A sonnet is a form of poem that originated in Europe, mainly Italy, with the poet Giacomo da Lentini being credited with its invention. The most recognisable form of sonnet is that which contains 14 lines and in Italian is known as a “sonetto”, meaning “little sound”.
By the thirteenth century, it was known for being a poem of 14 lines that follows a strict rhyming scheme and a very specific structure. William Shakespeare is one of the most well-known sonnet writers, writing 154 in total, not including those that appear in his plays, with one of his most famous starting “Shall I compare thee to a summer’s day?..” referencing one of the four seasons in a comparison to the beauty of his love just as Denny Bradbury talks of the “Crisp clear air of deepest winter” making her heart “leaden blue” in her poem “Winter Soul from her new collection “De-versify”.
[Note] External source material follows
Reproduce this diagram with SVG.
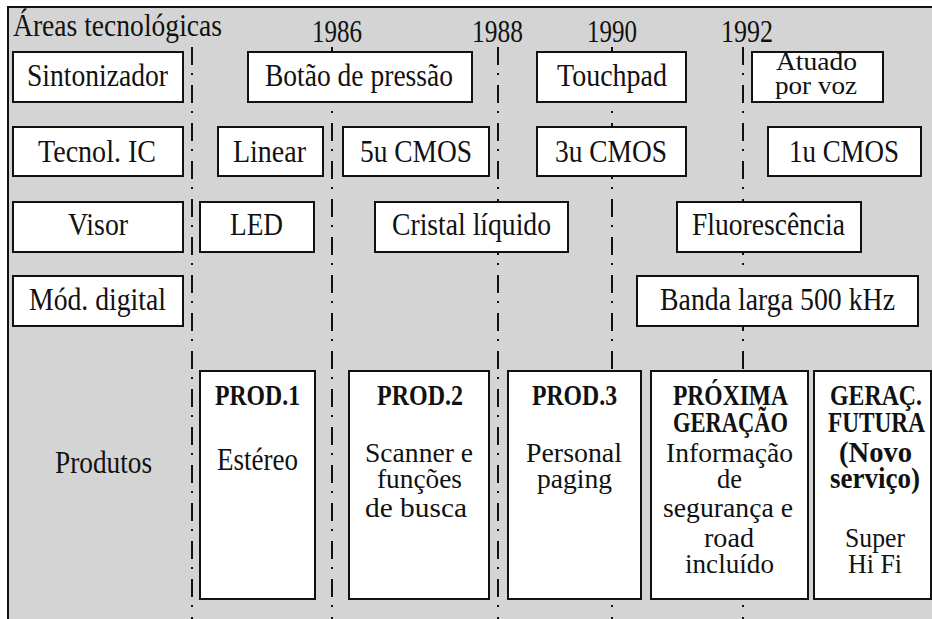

There are many types of sonnets – the Italian (Petrarchan Sonnet – divided into two stanzas, the octave and the answering sestet), Dante’s variation, Spenserian Sonnet, the Urdu sonnet, the Occitan Sonnet, the Modern Sonnet and the English (Shakespearian) Sonnet – three quatrains and a couplet – all of which consist of the 14 lines, with each line made up of ten syllables and written in iambic pentameter, in which a pattern of an unstressed syllable is followed by a stressed syllable and is repeated five times.
The purpose behind a sonnet is to show two related, yet differing things, developing a specific idea in each quatrain or octave with each idea being closely linked to the ideas portrayed in the other quatrains/sestet.
The three main types of Sonnets are the Italian, Spenserian and English sonnets, with the English sonnet being the easiest in terms of its rhyming scheme, calling for pairs of rhyming words rather than groups of four.
A Sonnet is constructed in such a way that its fourteen line dialectical form allows the poet to examine the nature and possible ramifications of two contrasts – be that ideas, emotions, beliefs, actions, states of mind or images – in such a way that the two are juxtaposed, with the tensions sometimes being resolved and in other cases just created but with no resolution. This contrast can be shown at any point in the fourteen line stanza.
One example where the essential element of the sonnet, known as the “volta” meaning the “turn” in subject matter and the introduction of something new occurs can be seen in Sonnet LXXI by Sir Philip Sidney where he delays the reveal of the volta until the final, fourteenth line for dramatic effect. He devotes thirteen lines to extolling how Reason shows that Virtue is the path to follow but concludes with:.
“But,ah,” Desire still cries, “give me some food” – a final line which counteracts Reason’s arguments by stating that Desire is not beholden to Reason.
Sonnets in varying interpretations continue to inspire modern poets today, often only recognisable in the 14 line form it is renowned for.